Space limitations prevent us from including more of the superb presentations from Hot Chips 12. Most of these presentations, as well as others from previous years are available at www.hotchips.org. We hope you find these articles as exciting as we do.
William J. Dally is a professor of electrical engineering and computer science at Stanford University. His Stanford group developed low-power, high-speed signaling technology and the Imagine processor. Earlier, at the Massachusetts Institute of Technology, he and his group built the J- and M-Machine experimental parallel computer systems. As a research assistant and research fellow at Caltech, he designed the Mossim simulation engine and the Torus routing chip. Dally has a BS in electrical engineering from Virginia Polytechnic Institute, an MS in electrical engineering from Stanford University, and a PhD in computer science from Caltech.
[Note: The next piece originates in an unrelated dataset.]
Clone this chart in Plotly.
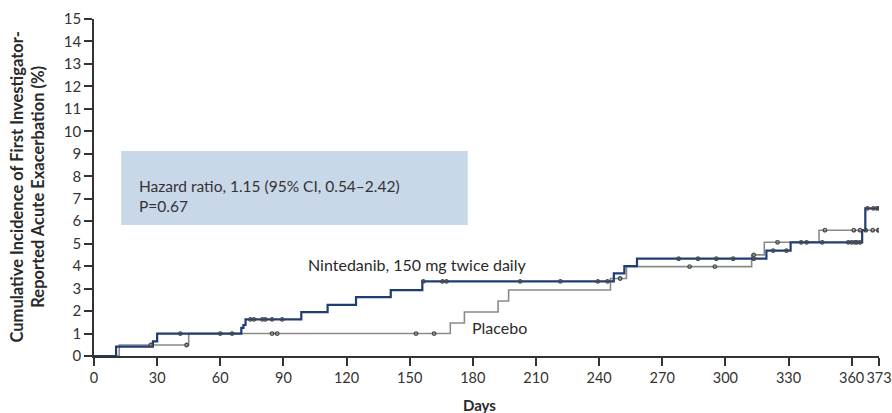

He is a member of the IEEE and the ACM. He was a Hot Chips 12 conference co-chair.
Marc Tremblay is a senior distinguished engineer at Sun Microsystems and chief architect for the company's Processor Products Group. He was coarchitect for UltraSparc I and II, and chief architect for MAJC, a microprocessor group focusing on new-media applications and broadband services. He also had a role in developing the picoJava processor core. Tremblay has an MS and PhD in computer science from the University of California, Los Angeles, and a BS in physics engineering from Laval University, Canada. He holds 29 patents and has 60 more outstanding in various areas of computer architecture. He was a Hot Chips 12 conference co-chair.
Allen J. Baum works in the Alpha Development Group at Compaq. Previously, he worked on processor and systems architecture of the StrongArm SA1500, Apple's Aquarius RISC, the ARM8, Hewlett-Packard's original PA RISC, and was architect of the Apple II I/O system and coauthor of its monitor ROM. He holds 19 patents in the area of processor architectures. Allen received his BSEE and MSEE degrees in electrical engineering from the Massachusetts Institute of Technology. He is a member of the IEEE and the ACM. He was a Hot Chips 12 conference co-chair.